9番4楽章の演奏時間は約85分で、「長い!」。
第4楽章にはマーラー自身が「ersterbend(死に絶えるように)」という演奏上の留意点をかき込んでいるという作品ですが、私はレクイエムを聞くように聞いていました。そういえば、マーラーにはレクイエムと銘打った曲はないのです。9番は、自身でこの曲を初演する前に亡くなってしまったので、もしかしたら、マーラーは、この曲が自分自身の鎮魂曲になることを知っていたのかもしれません。
追悼も鎮魂も大切なことだけれど、残された人が心を満たしながら前へ進むことも大事と感じつつ、錦糸町駅前のダイソーでちょっぴり消費生活。茶筅と茶杓を買いました。合計420円。
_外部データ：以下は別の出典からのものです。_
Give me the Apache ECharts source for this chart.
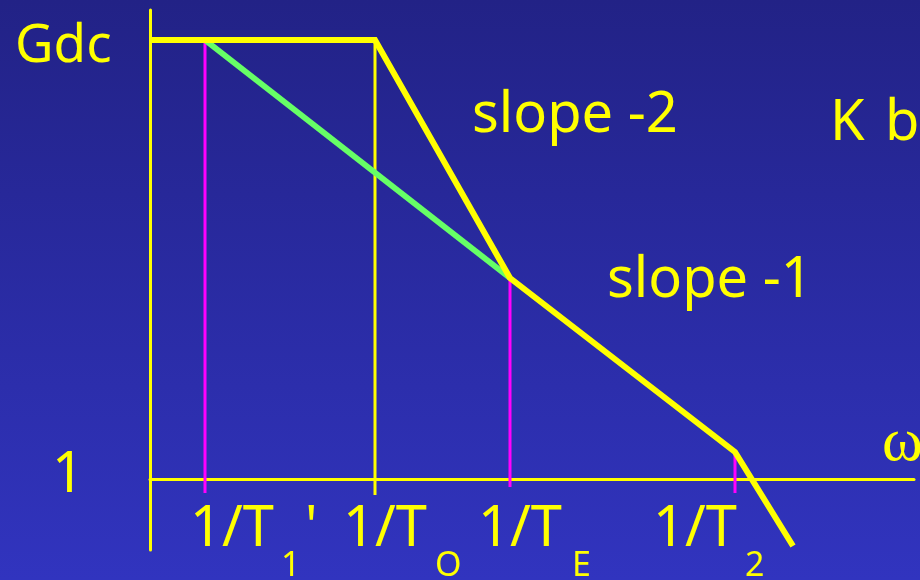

茶道をするための茶筅ではなく、健康飲料としての抹茶を飲むためですから、デパートや茶道具店で売っているような茶筅じゃなく、ぜったいに百円ショップの茶筅にしようと思っていました。「深蒸し茶が健康にいい」という話がNHKためしてガッテンで紹介されたのを見ていて、すり鉢で茶葉をすってから飲むという手間をかけるより、抹茶をそのまま飲んだほうが手間がかからないと思いついたのですが、震災片付けで抹茶どころではなかった。
帰宅し、スヌーピーの絵がついた小どんぶりに抹茶を入れて、お茶をたてました。おいしい。うん、これぞ平和な日常生活。一口飲んでは余震に震え、ひとくち飲んでは警戒区域拡大に怯える。
落ち着きを取り戻すのはいつになることでしょうか。